§ **Exercise directions**: Reproduce exactly the lines of the material beneath, from the line that contains "Write the matplotlib code for this chart." to the line that contains "1-462/581, (916-150)/960, (462-44)/581])", both included, and no other lines.

§ **Dataset excerpts**:
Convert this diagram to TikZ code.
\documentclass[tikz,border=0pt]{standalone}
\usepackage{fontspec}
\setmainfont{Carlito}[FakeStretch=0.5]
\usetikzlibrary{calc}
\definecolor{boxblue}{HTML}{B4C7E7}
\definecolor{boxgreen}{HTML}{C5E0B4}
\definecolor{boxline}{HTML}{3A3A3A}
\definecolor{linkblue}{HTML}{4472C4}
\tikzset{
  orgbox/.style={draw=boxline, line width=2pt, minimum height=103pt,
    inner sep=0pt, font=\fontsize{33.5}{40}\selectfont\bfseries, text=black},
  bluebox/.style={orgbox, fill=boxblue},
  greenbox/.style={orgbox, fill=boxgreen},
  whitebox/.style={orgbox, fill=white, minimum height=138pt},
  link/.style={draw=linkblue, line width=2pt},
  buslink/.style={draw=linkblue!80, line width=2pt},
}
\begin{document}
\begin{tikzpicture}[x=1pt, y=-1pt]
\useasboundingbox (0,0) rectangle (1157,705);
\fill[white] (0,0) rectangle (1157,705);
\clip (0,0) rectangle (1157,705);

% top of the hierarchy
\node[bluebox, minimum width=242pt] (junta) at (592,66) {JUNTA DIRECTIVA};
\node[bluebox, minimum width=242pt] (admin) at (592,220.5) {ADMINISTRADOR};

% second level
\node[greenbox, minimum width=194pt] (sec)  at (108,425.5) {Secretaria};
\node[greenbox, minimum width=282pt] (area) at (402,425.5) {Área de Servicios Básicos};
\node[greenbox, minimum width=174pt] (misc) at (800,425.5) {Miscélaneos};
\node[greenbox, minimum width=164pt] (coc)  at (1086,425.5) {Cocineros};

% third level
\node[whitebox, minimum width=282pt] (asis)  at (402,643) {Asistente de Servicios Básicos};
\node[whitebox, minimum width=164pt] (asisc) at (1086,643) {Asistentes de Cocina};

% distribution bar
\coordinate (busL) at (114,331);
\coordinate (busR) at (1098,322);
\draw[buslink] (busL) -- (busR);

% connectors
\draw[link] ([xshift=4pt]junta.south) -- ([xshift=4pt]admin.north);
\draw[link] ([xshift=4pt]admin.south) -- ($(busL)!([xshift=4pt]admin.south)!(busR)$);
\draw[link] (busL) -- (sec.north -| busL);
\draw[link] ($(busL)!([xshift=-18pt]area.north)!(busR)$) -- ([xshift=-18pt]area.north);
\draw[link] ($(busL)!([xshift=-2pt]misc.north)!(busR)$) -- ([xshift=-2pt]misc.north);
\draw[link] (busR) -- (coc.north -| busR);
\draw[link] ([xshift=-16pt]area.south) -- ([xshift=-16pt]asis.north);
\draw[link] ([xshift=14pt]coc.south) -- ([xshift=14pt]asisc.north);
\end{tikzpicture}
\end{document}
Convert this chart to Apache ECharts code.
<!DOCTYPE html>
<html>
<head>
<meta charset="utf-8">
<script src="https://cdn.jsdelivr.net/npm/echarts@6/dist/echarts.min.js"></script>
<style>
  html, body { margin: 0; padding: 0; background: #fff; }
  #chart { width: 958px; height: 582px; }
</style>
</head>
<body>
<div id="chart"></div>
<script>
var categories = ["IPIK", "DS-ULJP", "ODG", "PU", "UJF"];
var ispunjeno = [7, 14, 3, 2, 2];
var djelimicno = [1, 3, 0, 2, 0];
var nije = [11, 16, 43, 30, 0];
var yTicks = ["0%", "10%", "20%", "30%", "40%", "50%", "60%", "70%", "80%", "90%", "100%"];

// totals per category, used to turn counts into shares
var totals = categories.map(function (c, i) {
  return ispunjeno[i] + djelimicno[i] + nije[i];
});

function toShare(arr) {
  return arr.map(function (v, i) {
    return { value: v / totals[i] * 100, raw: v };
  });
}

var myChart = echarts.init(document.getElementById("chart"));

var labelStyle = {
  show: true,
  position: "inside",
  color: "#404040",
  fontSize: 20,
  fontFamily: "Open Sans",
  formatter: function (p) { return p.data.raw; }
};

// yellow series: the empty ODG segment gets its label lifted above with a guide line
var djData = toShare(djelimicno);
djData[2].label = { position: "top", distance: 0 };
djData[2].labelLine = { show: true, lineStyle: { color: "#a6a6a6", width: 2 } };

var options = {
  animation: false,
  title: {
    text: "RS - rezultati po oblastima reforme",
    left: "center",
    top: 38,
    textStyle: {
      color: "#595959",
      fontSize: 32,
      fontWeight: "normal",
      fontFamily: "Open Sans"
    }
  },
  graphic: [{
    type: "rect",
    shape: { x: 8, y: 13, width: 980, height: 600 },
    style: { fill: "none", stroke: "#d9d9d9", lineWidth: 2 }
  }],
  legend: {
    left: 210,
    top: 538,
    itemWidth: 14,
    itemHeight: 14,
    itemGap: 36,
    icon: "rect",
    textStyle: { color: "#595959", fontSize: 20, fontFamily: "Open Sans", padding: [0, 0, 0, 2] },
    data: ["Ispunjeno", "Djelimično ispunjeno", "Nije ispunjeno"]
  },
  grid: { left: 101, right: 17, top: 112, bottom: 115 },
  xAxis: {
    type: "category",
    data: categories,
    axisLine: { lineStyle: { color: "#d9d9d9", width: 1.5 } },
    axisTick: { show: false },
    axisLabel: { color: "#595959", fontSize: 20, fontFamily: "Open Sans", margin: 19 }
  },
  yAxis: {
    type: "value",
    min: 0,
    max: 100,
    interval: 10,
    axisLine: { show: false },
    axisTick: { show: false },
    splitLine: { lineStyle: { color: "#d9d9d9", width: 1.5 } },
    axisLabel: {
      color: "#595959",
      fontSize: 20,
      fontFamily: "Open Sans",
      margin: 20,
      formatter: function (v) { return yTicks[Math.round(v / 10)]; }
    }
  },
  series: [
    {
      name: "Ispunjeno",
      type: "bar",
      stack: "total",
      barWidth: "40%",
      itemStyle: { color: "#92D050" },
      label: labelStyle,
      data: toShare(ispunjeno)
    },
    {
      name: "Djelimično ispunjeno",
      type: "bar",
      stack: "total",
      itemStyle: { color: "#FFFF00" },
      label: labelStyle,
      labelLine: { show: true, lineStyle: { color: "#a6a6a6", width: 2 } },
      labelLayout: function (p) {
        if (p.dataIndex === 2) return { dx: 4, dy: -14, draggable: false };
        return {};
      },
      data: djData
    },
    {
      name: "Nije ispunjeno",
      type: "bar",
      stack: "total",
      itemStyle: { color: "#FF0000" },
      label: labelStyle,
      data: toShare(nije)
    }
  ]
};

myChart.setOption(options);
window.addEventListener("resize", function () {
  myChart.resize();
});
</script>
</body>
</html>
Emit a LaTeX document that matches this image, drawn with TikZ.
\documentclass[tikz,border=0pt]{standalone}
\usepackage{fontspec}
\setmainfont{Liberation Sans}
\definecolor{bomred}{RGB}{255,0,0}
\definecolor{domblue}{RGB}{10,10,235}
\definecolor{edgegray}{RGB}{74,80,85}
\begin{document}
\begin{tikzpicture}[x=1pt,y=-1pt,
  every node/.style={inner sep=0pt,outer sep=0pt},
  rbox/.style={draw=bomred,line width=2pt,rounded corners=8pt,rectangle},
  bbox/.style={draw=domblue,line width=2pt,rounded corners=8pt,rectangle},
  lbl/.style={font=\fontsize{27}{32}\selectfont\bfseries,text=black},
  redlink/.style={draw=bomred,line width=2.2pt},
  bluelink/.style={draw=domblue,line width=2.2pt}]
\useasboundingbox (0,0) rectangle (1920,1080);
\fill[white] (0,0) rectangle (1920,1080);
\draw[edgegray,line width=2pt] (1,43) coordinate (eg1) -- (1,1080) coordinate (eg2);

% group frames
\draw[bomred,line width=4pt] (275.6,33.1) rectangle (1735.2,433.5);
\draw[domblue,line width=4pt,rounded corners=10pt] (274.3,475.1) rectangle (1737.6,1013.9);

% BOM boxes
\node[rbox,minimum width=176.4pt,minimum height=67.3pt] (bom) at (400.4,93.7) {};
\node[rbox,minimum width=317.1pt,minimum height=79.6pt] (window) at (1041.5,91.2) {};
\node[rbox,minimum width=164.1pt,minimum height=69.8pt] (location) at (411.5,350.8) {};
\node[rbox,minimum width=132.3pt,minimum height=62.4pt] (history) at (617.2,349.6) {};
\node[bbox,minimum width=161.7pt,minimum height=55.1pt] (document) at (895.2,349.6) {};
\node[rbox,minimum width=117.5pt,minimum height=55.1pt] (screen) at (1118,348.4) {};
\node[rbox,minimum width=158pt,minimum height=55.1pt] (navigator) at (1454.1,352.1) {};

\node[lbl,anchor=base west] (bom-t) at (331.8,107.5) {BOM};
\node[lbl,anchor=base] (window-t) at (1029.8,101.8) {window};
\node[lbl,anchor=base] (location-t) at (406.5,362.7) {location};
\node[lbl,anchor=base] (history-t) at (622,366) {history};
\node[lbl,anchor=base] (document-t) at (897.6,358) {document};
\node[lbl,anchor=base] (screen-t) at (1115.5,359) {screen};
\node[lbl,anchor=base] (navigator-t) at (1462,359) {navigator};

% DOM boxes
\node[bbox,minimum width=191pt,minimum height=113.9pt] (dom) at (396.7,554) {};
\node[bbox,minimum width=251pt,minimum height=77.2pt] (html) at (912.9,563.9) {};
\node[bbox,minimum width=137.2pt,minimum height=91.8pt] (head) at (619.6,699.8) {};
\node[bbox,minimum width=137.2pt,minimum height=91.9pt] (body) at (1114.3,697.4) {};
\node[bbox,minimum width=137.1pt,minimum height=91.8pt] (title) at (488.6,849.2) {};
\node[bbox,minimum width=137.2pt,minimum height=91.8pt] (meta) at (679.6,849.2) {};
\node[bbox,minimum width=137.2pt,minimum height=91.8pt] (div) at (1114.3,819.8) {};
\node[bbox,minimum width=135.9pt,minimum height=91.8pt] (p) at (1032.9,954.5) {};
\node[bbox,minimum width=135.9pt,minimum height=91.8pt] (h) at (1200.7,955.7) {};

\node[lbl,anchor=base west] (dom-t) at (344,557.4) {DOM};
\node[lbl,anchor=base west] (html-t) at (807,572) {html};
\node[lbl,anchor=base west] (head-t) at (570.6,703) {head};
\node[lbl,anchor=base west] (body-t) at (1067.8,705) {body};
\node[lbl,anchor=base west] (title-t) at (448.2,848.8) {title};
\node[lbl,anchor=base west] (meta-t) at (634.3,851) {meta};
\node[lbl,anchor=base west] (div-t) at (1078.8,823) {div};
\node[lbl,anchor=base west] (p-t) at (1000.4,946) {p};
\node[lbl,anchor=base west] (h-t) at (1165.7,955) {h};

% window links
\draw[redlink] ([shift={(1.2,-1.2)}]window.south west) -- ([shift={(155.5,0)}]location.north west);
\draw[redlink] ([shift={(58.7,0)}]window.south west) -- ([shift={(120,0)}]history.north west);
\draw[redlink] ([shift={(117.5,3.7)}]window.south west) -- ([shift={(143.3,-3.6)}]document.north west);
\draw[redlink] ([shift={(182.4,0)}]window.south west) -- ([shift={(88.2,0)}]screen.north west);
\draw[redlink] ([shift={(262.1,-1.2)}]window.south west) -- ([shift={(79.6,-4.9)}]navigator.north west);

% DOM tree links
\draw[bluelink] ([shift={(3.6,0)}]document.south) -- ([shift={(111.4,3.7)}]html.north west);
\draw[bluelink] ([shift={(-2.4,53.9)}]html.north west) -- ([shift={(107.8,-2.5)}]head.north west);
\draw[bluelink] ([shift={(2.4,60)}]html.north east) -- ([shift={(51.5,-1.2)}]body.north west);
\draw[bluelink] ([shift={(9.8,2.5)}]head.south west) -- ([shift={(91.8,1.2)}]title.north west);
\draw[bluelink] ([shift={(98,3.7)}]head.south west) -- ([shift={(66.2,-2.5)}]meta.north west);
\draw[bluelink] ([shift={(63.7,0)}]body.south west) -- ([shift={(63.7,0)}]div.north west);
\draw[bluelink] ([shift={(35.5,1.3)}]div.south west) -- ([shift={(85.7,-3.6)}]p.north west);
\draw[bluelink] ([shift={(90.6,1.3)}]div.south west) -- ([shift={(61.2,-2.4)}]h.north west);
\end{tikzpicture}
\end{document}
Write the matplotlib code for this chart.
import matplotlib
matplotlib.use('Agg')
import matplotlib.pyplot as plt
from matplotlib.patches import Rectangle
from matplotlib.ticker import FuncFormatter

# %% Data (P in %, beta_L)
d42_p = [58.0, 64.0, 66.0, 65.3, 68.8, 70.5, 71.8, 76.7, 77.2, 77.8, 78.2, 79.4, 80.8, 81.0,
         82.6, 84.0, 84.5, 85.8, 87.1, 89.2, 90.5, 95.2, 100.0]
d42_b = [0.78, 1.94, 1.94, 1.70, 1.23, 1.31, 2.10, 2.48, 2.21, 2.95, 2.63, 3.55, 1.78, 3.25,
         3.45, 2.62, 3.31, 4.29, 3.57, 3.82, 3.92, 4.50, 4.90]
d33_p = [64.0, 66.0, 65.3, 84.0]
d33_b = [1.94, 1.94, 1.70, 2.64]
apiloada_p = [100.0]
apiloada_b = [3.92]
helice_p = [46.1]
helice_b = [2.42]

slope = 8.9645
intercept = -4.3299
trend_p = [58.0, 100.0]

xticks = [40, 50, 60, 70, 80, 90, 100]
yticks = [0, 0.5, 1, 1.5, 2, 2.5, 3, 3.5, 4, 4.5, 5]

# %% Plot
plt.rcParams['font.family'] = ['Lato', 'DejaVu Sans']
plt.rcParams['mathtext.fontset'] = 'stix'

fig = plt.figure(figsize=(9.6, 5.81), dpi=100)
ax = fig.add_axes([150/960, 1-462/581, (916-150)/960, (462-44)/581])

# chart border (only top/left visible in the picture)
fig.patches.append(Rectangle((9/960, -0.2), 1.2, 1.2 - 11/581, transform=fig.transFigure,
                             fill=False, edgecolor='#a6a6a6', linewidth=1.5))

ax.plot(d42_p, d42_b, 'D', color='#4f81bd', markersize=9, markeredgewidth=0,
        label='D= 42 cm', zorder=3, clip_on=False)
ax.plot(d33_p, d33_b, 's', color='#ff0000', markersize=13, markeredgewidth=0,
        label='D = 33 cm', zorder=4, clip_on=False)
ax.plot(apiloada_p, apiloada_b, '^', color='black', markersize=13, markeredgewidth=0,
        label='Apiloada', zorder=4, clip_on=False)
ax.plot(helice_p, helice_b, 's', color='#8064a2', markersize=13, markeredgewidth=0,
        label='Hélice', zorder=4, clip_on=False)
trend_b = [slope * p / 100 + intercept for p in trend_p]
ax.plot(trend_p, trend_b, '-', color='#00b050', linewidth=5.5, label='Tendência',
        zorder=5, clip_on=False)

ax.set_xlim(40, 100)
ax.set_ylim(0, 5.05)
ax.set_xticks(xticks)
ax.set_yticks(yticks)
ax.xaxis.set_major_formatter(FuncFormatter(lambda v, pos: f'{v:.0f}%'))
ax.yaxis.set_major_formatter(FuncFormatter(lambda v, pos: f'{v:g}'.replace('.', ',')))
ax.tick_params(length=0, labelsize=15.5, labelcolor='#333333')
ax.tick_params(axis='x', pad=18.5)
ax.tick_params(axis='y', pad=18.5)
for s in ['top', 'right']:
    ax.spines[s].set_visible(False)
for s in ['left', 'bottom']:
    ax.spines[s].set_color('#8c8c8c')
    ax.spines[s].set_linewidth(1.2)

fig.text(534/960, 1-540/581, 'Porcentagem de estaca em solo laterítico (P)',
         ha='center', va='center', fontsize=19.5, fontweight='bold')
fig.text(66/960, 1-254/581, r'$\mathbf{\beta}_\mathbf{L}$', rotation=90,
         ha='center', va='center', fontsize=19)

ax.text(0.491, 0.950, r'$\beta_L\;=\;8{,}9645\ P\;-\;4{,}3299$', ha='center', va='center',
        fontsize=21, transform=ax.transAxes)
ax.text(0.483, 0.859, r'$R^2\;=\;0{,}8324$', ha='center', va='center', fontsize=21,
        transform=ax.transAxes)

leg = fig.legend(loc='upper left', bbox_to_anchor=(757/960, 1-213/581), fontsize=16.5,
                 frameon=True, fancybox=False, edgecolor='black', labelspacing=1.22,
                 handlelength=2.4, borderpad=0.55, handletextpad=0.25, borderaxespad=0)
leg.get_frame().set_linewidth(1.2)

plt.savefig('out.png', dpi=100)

§ **Answer for the task**:
Write the matplotlib code for this chart.
import matplotlib
matplotlib.use('Agg')
import matplotlib.pyplot as plt
from matplotlib.patches import Rectangle
from matplotlib.ticker import FuncFormatter

# %% Data (P in %, beta_L)
d42_p = [58.0, 64.0, 66.0, 65.3, 68.8, 70.5, 71.8, 76.7, 77.2, 77.8, 78.2, 79.4, 80.8, 81.0,
         82.6, 84.0, 84.5, 85.8, 87.1, 89.2, 90.5, 95.2, 100.0]
d42_b = [0.78, 1.94, 1.94, 1.70, 1.23, 1.31, 2.10, 2.48, 2.21, 2.95, 2.63, 3.55, 1.78, 3.25,
         3.45, 2.62, 3.31, 4.29, 3.57, 3.82, 3.92, 4.50, 4.90]
d33_p = [64.0, 66.0, 65.3, 84.0]
d33_b = [1.94, 1.94, 1.70, 2.64]
apiloada_p = [100.0]
apiloada_b = [3.92]
helice_p = [46.1]
helice_b = [2.42]

slope = 8.9645
intercept = -4.3299
trend_p = [58.0, 100.0]

xticks = [40, 50, 60, 70, 80, 90, 100]
yticks = [0, 0.5, 1, 1.5, 2, 2.5, 3, 3.5, 4, 4.5, 5]

# %% Plot
plt.rcParams['font.family'] = ['Lato', 'DejaVu Sans']
plt.rcParams['mathtext.fontset'] = 'stix'

fig = plt.figure(figsize=(9.6, 5.81), dpi=100)
ax = fig.add_axes([150/960, 1-462/581, (916-150)/960, (462-44)/581])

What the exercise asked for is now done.